* Data shown:
◆ ◆ ◆

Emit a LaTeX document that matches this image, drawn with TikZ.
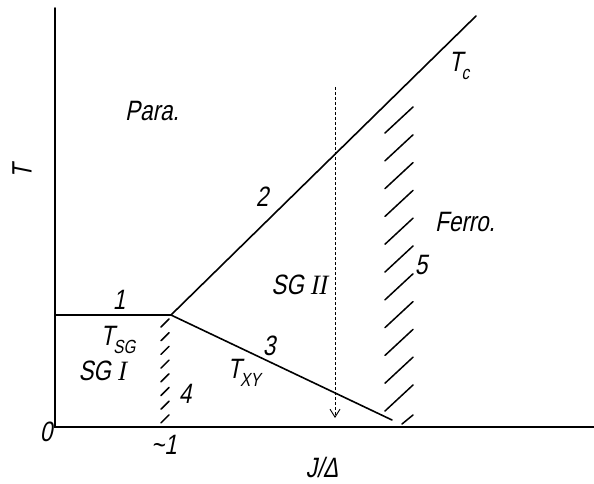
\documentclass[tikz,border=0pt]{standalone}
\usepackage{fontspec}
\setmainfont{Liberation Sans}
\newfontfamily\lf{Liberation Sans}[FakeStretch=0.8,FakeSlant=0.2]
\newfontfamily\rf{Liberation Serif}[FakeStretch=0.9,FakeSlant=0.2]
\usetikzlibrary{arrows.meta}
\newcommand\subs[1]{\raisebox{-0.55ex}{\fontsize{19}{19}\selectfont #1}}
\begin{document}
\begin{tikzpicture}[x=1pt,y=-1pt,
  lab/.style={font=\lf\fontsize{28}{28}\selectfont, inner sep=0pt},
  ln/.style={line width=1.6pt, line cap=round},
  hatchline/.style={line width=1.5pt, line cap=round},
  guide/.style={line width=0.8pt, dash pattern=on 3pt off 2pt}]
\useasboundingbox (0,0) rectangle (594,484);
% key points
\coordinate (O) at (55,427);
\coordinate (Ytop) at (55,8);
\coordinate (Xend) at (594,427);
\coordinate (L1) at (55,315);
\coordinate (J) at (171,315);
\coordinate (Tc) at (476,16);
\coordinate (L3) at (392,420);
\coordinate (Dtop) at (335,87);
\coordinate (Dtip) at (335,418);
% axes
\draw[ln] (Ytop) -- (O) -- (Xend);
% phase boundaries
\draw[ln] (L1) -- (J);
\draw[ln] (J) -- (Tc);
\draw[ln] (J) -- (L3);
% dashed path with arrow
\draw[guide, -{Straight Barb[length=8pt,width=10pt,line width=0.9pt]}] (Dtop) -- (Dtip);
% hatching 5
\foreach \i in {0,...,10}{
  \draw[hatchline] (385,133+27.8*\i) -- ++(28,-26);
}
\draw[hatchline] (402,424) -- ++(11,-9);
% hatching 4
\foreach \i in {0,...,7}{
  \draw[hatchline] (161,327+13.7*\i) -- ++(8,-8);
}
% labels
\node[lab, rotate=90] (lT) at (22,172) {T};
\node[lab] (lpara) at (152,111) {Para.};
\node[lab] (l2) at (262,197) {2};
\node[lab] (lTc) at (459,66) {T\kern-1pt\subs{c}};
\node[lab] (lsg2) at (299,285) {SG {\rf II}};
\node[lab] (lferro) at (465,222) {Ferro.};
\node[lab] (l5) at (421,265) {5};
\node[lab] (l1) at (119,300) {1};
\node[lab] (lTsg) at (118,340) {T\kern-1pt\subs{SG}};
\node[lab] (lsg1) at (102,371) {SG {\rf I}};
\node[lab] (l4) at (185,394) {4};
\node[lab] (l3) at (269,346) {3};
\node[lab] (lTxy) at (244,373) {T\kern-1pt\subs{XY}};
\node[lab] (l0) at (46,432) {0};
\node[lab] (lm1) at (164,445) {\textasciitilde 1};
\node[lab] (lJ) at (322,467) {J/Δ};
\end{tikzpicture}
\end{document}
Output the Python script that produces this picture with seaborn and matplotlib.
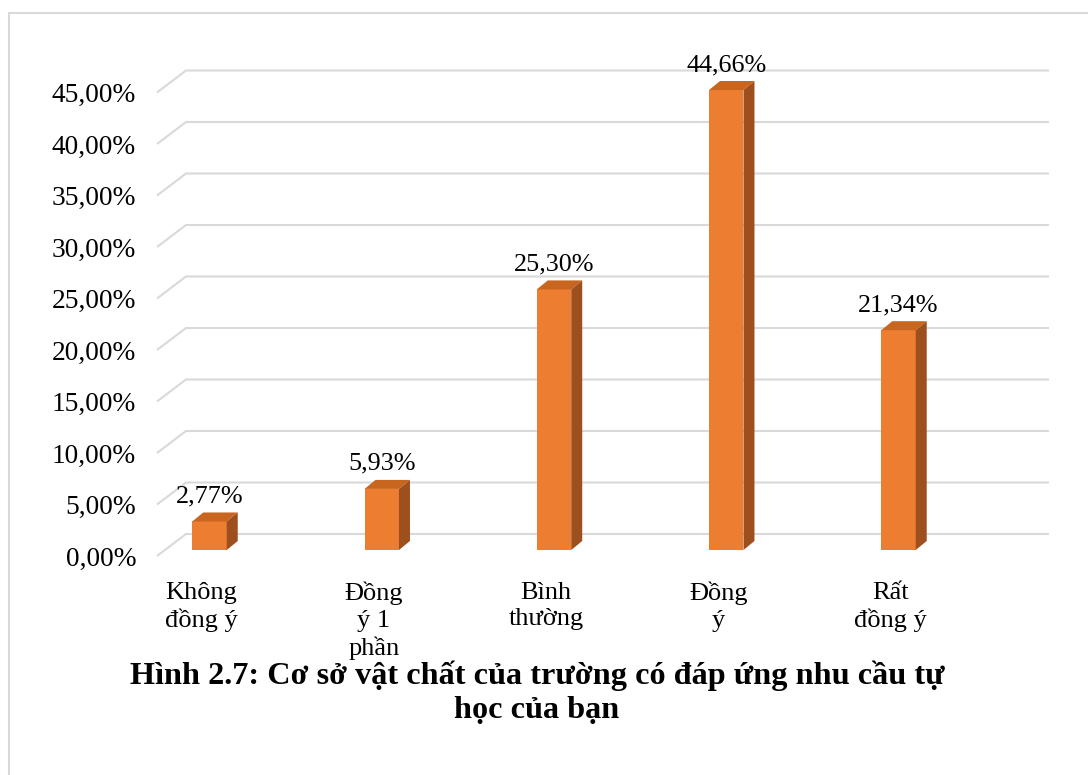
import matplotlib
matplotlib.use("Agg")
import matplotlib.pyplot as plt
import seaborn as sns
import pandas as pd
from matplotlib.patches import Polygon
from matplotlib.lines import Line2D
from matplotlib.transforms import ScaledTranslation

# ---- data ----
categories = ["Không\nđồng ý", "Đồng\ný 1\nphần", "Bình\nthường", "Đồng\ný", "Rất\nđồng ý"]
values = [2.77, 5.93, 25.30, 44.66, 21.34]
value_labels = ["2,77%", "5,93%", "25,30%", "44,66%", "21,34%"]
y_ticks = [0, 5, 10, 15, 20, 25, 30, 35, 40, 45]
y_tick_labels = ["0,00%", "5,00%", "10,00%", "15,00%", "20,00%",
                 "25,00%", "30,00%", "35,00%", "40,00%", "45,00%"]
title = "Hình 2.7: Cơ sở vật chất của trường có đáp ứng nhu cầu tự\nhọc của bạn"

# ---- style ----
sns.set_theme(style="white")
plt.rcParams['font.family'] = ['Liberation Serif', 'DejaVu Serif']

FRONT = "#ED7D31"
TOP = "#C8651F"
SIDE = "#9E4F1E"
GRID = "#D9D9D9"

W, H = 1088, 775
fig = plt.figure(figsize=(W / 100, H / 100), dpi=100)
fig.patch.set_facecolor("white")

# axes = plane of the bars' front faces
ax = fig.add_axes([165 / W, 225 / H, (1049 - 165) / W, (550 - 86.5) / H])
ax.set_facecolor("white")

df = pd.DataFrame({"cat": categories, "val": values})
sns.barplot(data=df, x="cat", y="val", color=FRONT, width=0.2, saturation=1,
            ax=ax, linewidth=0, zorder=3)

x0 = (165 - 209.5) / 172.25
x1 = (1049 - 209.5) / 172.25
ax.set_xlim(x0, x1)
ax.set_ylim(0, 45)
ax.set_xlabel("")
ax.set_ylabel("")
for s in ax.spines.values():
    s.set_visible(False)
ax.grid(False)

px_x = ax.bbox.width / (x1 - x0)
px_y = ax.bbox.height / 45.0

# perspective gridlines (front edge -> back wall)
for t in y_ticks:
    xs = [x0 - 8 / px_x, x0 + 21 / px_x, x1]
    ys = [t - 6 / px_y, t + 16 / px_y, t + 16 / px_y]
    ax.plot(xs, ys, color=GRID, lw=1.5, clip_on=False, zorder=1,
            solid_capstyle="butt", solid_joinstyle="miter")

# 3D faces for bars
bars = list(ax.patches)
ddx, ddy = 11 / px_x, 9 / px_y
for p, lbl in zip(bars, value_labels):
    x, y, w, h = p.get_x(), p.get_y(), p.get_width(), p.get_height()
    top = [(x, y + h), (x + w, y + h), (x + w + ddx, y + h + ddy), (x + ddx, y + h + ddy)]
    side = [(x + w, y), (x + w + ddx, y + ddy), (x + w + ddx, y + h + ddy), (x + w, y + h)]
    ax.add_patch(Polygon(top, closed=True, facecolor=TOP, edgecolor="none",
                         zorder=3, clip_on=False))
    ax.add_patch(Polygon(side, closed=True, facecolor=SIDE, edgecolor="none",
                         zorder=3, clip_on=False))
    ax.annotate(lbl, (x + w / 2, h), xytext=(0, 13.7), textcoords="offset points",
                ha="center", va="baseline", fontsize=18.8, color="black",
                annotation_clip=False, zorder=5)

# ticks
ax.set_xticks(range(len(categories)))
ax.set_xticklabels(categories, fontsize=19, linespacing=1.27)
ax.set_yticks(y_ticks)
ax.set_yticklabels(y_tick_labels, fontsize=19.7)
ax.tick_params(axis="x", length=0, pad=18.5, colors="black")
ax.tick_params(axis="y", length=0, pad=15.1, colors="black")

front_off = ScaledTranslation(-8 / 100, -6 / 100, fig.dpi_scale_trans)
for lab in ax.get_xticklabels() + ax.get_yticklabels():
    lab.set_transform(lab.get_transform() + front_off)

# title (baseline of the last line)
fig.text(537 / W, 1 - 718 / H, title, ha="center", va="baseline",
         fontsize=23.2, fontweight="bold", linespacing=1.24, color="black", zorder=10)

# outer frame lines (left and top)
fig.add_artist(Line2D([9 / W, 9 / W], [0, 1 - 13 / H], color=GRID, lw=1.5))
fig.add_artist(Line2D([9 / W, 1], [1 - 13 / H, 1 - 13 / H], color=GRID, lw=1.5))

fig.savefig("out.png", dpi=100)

◆ ◆ ◆

* Task directions:
Replicate the material above verbatim; images stay out of the copy.

* Complete output:
Emit a LaTeX document that matches this image, drawn with TikZ.
\documentclass[tikz,border=0pt]{standalone}
\usepackage{fontspec}
\setmainfont{Liberation Sans}
\newfontfamily\lf{Liberation Sans}[FakeStretch=0.8,FakeSlant=0.2]
\newfontfamily\rf{Liberation Serif}[FakeStretch=0.9,FakeSlant=0.2]
\usetikzlibrary{arrows.meta}
\newcommand\subs[1]{\raisebox{-0.55ex}{\fontsize{19}{19}\selectfont #1}}
\begin{document}
\begin{tikzpicture}[x=1pt,y=-1pt,
  lab/.style={font=\lf\fontsize{28}{28}\selectfont, inner sep=0pt},
  ln/.style={line width=1.6pt, line cap=round},
  hatchline/.style={line width=1.5pt, line cap=round},
  guide/.style={line width=0.8pt, dash pattern=on 3pt off 2pt}]
\useasboundingbox (0,0) rectangle (594,484);
% key points
\coordinate (O) at (55,427);
\coordinate (Ytop) at (55,8);
\coordinate (Xend) at (594,427);
\coordinate (L1) at (55,315);
\coordinate (J) at (171,315);
\coordinate (Tc) at (476,16);
\coordinate (L3) at (392,420);
\coordinate (Dtop) at (335,87);
\coordinate (Dtip) at (335,418);
% axes
\draw[ln] (Ytop) -- (O) -- (Xend);
% phase boundaries
\draw[ln] (L1) -- (J);
\draw[ln] (J) -- (Tc);
\draw[ln] (J) -- (L3);
% dashed path with arrow
\draw[guide, -{Straight Barb[length=8pt,width=10pt,line width=0.9pt]}] (Dtop) -- (Dtip);
% hatching 5
\foreach \i in {0,...,10}{
  \draw[hatchline] (385,133+27.8*\i) -- ++(28,-26);
}
\draw[hatchline] (402,424) -- ++(11,-9);
% hatching 4
\foreach \i in {0,...,7}{
  \draw[hatchline] (161,327+13.7*\i) -- ++(8,-8);
}
% labels
\node[lab, rotate=90] (lT) at (22,172) {T};
\node[lab] (lpara) at (152,111) {Para.};
\node[lab] (l2) at (262,197) {2};
\node[lab] (lTc) at (459,66) {T\kern-1pt\subs{c}};
\node[lab] (lsg2) at (299,285) {SG {\rf II}};
\node[lab] (lferro) at (465,222) {Ferro.};
\node[lab] (l5) at (421,265) {5};
\node[lab] (l1) at (119,300) {1};
\node[lab] (lTsg) at (118,340) {T\kern-1pt\subs{SG}};
\node[lab] (lsg1) at (102,371) {SG {\rf I}};
\node[lab] (l4) at (185,394) {4};
\node[lab] (l3) at (269,346) {3};
\node[lab] (lTxy) at (244,373) {T\kern-1pt\subs{XY}};
\node[lab] (l0) at (46,432) {0};
\node[lab] (lm1) at (164,445) {\textasciitilde 1};
\node[lab] (lJ) at (322,467) {J/Δ};
\end{tikzpicture}
\end{document}
Output the Python script that produces this picture with seaborn and matplotlib.
import matplotlib
matplotlib.use("Agg")
import matplotlib.pyplot as plt
import seaborn as sns
import pandas as pd
from matplotlib.patches import Polygon
from matplotlib.lines import Line2D
from matplotlib.transforms import ScaledTranslation

# ---- data ----
categories = ["Không\nđồng ý", "Đồng\ný 1\nphần", "Bình\nthường", "Đồng\ný", "Rất\nđồng ý"]
values = [2.77, 5.93, 25.30, 44.66, 21.34]
value_labels = ["2,77%", "5,93%", "25,30%", "44,66%", "21,34%"]
y_ticks = [0, 5, 10, 15, 20, 25, 30, 35, 40, 45]
y_tick_labels = ["0,00%", "5,00%", "10,00%", "15,00%", "20,00%",
                 "25,00%", "30,00%", "35,00%", "40,00%", "45,00%"]
title = "Hình 2.7: Cơ sở vật chất của trường có đáp ứng nhu cầu tự\nhọc của bạn"

# ---- style ----
sns.set_theme(style="white")
plt.rcParams['font.family'] = ['Liberation Serif', 'DejaVu Serif']

FRONT = "#ED7D31"
TOP = "#C8651F"
SIDE = "#9E4F1E"
GRID = "#D9D9D9"

W, H = 1088, 775
fig = plt.figure(figsize=(W / 100, H / 100), dpi=100)
fig.patch.set_facecolor("white")

# axes = plane of the bars' front faces
ax = fig.add_axes([165 / W, 225 / H, (1049 - 165) / W, (550 - 86.5) / H])
ax.set_facecolor("white")

df = pd.DataFrame({"cat": categories, "val": values})
sns.barplot(data=df, x="cat", y="val", color=FRONT, width=0.2, saturation=1,
            ax=ax, linewidth=0, zorder=3)

x0 = (165 - 209.5) / 172.25
x1 = (1049 - 209.5) / 172.25
ax.set_xlim(x0, x1)
ax.set_ylim(0, 45)
ax.set_xlabel("")
ax.set_ylabel("")
for s in ax.spines.values():
    s.set_visible(False)
ax.grid(False)

px_x = ax.bbox.width / (x1 - x0)
px_y = ax.bbox.height / 45.0

# perspective gridlines (front edge -> back wall)
for t in y_ticks:
    xs = [x0 - 8 / px_x, x0 + 21 / px_x, x1]
    ys = [t - 6 / px_y, t + 16 / px_y, t + 16 / px_y]
    ax.plot(xs, ys, color=GRID, lw=1.5, clip_on=False, zorder=1,
            solid_capstyle="butt", solid_joinstyle="miter")

# 3D faces for bars
bars = list(ax.patches)
ddx, ddy = 11 / px_x, 9 / px_y
for p, lbl in zip(bars, value_labels):
    x, y, w, h = p.get_x(), p.get_y(), p.get_width(), p.get_height()
    top = [(x, y + h), (x + w, y + h), (x + w + ddx, y + h + ddy), (x + ddx, y + h + ddy)]
    side = [(x + w, y), (x + w + ddx, y + ddy), (x + w + ddx, y + h + ddy), (x + w, y + h)]
    ax.add_patch(Polygon(top, closed=True, facecolor=TOP, edgecolor="none",
                         zorder=3, clip_on=False))
    ax.add_patch(Polygon(side, closed=True, facecolor=SIDE, edgecolor="none",
                         zorder=3, clip_on=False))
    ax.annotate(lbl, (x + w / 2, h), xytext=(0, 13.7), textcoords="offset points",
                ha="center", va="baseline", fontsize=18.8, color="black",
                annotation_clip=False, zorder=5)

# ticks
ax.set_xticks(range(len(categories)))
ax.set_xticklabels(categories, fontsize=19, linespacing=1.27)
ax.set_yticks(y_ticks)
ax.set_yticklabels(y_tick_labels, fontsize=19.7)
ax.tick_params(axis="x", length=0, pad=18.5, colors="black")
ax.tick_params(axis="y", length=0, pad=15.1, colors="black")

front_off = ScaledTranslation(-8 / 100, -6 / 100, fig.dpi_scale_trans)
for lab in ax.get_xticklabels() + ax.get_yticklabels():
    lab.set_transform(lab.get_transform() + front_off)

# title (baseline of the last line)
fig.text(537 / W, 1 - 718 / H, title, ha="center", va="baseline",
         fontsize=23.2, fontweight="bold", linespacing=1.24, color="black", zorder=10)

# outer frame lines (left and top)
fig.add_artist(Line2D([9 / W, 9 / W], [0, 1 - 13 / H], color=GRID, lw=1.5))
fig.add_artist(Line2D([9 / W, 1], [1 - 13 / H, 1 - 13 / H], color=GRID, lw=1.5))

fig.savefig("out.png", dpi=100)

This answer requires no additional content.